Rains, reservoirs, drought

It rained 12” here the past 3 weeks. That’s more in 3 weeks than we had each year since this drought’s onset in 2011, and 2/3 of historical annual averages!

Even after all that rain and upstream reservoirs spilling, Lake Cachuma (our primary water source) is only 13% full, the lowest of all state reservoirs. Today’s Los Angeles Times How a ‘rain shadow’ left this reservoir parched even after all those storms” explains geographic and weather interrelationships that cause that ominous shortfall. We’re in for continued challenges.

The good news is the U.S. Drought Monitor‘s year-over-year improvement shown below. Color intensity reflects degree of dryness, and 38% of the state is no longer dry, the best reading since December 2011. Our region was a holdout at purple ‘exceptional drought’ until that 12″ of rain moved us to red ‘severe drought’. While El Niño (2016’s predicted drought-buster) wound up a no-show in the south and mediocre centrally, the combination of its effects last year in the north and January 2017’s statewide storms matters.

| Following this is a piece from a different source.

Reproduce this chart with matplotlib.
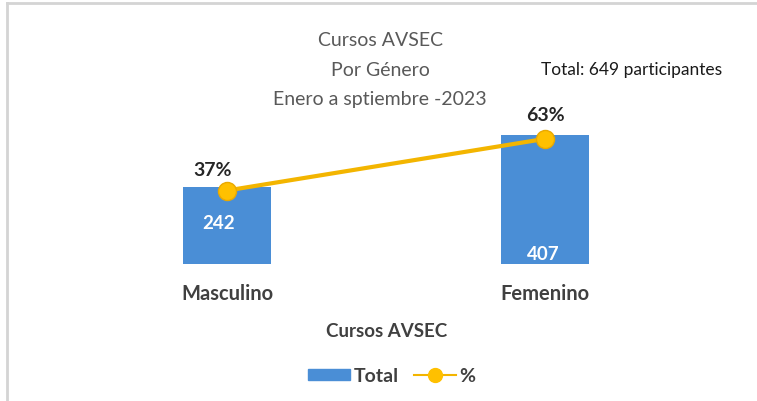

https://i0.wp.com/droughtmonitor.unl.edu/data/pngs/20170124/20170124_CA_date.png   

Yet, the National Weather Service cautions “This improvement accounts for some short-term drought improvement, but the longer-term drought impacts still remain.” Santa Clara Valley Water District Director Richard Santos warned KTLA yesterday “Water conservation is a way of life. It’s not going to change. We’re an arid region for the rest of our lives. History will repeat itself.”

This past month was the very first since 2011 that we used no irrigation. It felt good. And it feels even better knowing that we’re set for the long haul with waterwise practices in our dry climate. It matters.